R. v. Cornelio

[1998] O.J. No. 4909



Application to exclude a statement made on arrest, did not understand English, convinced to come to Canada from Ecuador by an undercover officer, charged conspiracy to traffic in cocaine, discussion in Spanish with an officer, pre-arranged signal, arrest, RTC and duty counsel in English, some of rights translated by Spanish speaking officer, discussion re Spanish speaking lawyer, videotape turned off, to permit call to lawyer, back in, "No, not necessary", evidence of accused, concern re "police lawyer"

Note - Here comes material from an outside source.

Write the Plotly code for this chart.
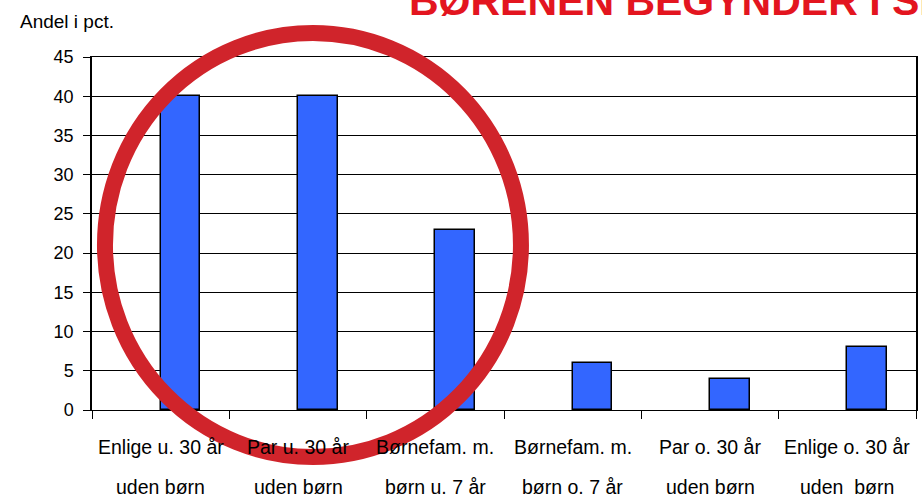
import plotly.graph_objects as go

categories = ["Enlige u. 30 år uden børn", "Par u. 30 år uden børn", "Børnefam. m. børn u. 7 år",
              "Børnefam. m. børn o. 7 år", "Par o. 30 år uden børn", "Enlige o. 30 år uden  børn"]
label_line1 = ["Enlige u. 30 år", "Par u. 30 år", "Børnefam. m.", "Børnefam. m.", "Par o. 30 år", "Enlige o. 30 år"]
label_line2 = ["uden børn", "uden børn", "børn u. 7 år", "børn o. 7 år", "uden børn", "uden\u00a0 børn"]
values = [40, 40, 23, 6, 4, 8]
y_ticks = [0, 5, 10, 15, 20, 25, 30, 35, 40, 45]

W, H = 922, 498
L, R, T, B = 92, 4, 57, 88
PW, PH = W - L - R, H - T - B

def px(x):
    return (x - L) / PW

def py(y):
    return (H - B - y) / PH

SANS = "Liberation Sans, Arial, sans-serif"

fig = go.Figure()
fig.add_trace(go.Bar(
    x=categories, y=values,
    width=0.29, offset=0,
    marker=dict(color="#3366FF", line=dict(color="#000000", width=1.5)),
    hoverinfo="x+y",
))

annotations = []
for c, l1, l2 in zip(categories, label_line1, label_line2):
    annotations.append(dict(x=c, xref="x", y=py(447), yref="paper", text=l1, showarrow=False,
                            xanchor="center", yanchor="middle",
                            font=dict(family=SANS, size=19.5, color="#000000")))
    annotations.append(dict(x=c, xref="x", y=py(487), yref="paper", text=l2, showarrow=False,
                            xanchor="center", yanchor="middle",
                            font=dict(family=SANS, size=19.5, color="#000000")))

annotations.append(dict(x=px(18), xref="paper", y=py(22), yref="paper", text="Andel i pct.",
                        showarrow=False, xanchor="left", yanchor="middle",
                        font=dict(family=SANS, size=19, color="#000000")))
annotations.append(dict(x=px(408), xref="paper", y=py(26), yref="paper",
                        text="<b>BØRENEN BEGYNDER I SI</b>",
                        showarrow=False, xanchor="left", yanchor="bottom",
                        font=dict(family=SANS, size=41, color="#E3151F")))

fig.update_layout(
    width=W, height=H,
    margin=dict(l=L, r=R, t=T, b=B, pad=0),
    paper_bgcolor="#FFFFFF", plot_bgcolor="#FFFFFF",
    showlegend=False,
    bargap=0,
    annotations=annotations,
    shapes=[dict(type="circle", xref="paper", yref="paper",
                 x0=px(105), x1=px(522), y0=py(457), y1=py(33),
                 line=dict(color="#D0242B", width=16), layer="above")],
    xaxis=dict(
        type="category", range=[-0.5, 5.5], tickson="boundaries",
        ticks="outside", ticklen=8, tickcolor="#000000", tickwidth=1,
        showticklabels=False, showgrid=False,
        showline=True, linecolor="#000000", linewidth=1, mirror=True,
        zeroline=False, fixedrange=True,
    ),
    yaxis=dict(
        range=[0, 45], tickvals=y_ticks, ticktext=[str(v) for v in y_ticks],
        ticks="outside", ticklen=7, tickcolor="#000000", tickwidth=1,
        ticklabelstandoff=6,
        tickfont=dict(family=SANS, size=18, color="#000000"),
        showgrid=True, gridcolor="#000000", gridwidth=1,
        showline=True, linecolor="#000000", linewidth=1.5, mirror=True,
        zeroline=False, fixedrange=True,
    ),
)

fig.write_html("out.html", config={"displayModeBar": False},
               post_script="document.body.style.margin='0';document.body.style.overflow='hidden';")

s. 14 not extending that far, the information given in Spanish made no reference to Ontario Legal Aid Plan or 1-800 number, Bartle: informational component of the RTC must be "comprehensive in scope"... officer didn't see logic in providing 1-800 number because didn't speak English, but this is a circumstance which required the police to give the accused more, rather than less, information than would be the case for a detainee familiar with our justice system... at arrest been in country for 24 hours...entitled to be told that the services of a free duty counsel were available and he should have been told that arrangements could be made for a Spanish interpreter if he wanted to use this service... it was also necessary to explain to accused that he was entitled to have a lawyer of his choice...para 25 "It was not made clear that he was free to select a lawyer of his choice, or that he could use an interpreter to speak to a non-Spanish lawyer, or that the Spanish-speaking lawyer arranged by the police had no connection to the police, or that legal aid assistance was available to pay private lawyers rather than having to use a "government lawyer"".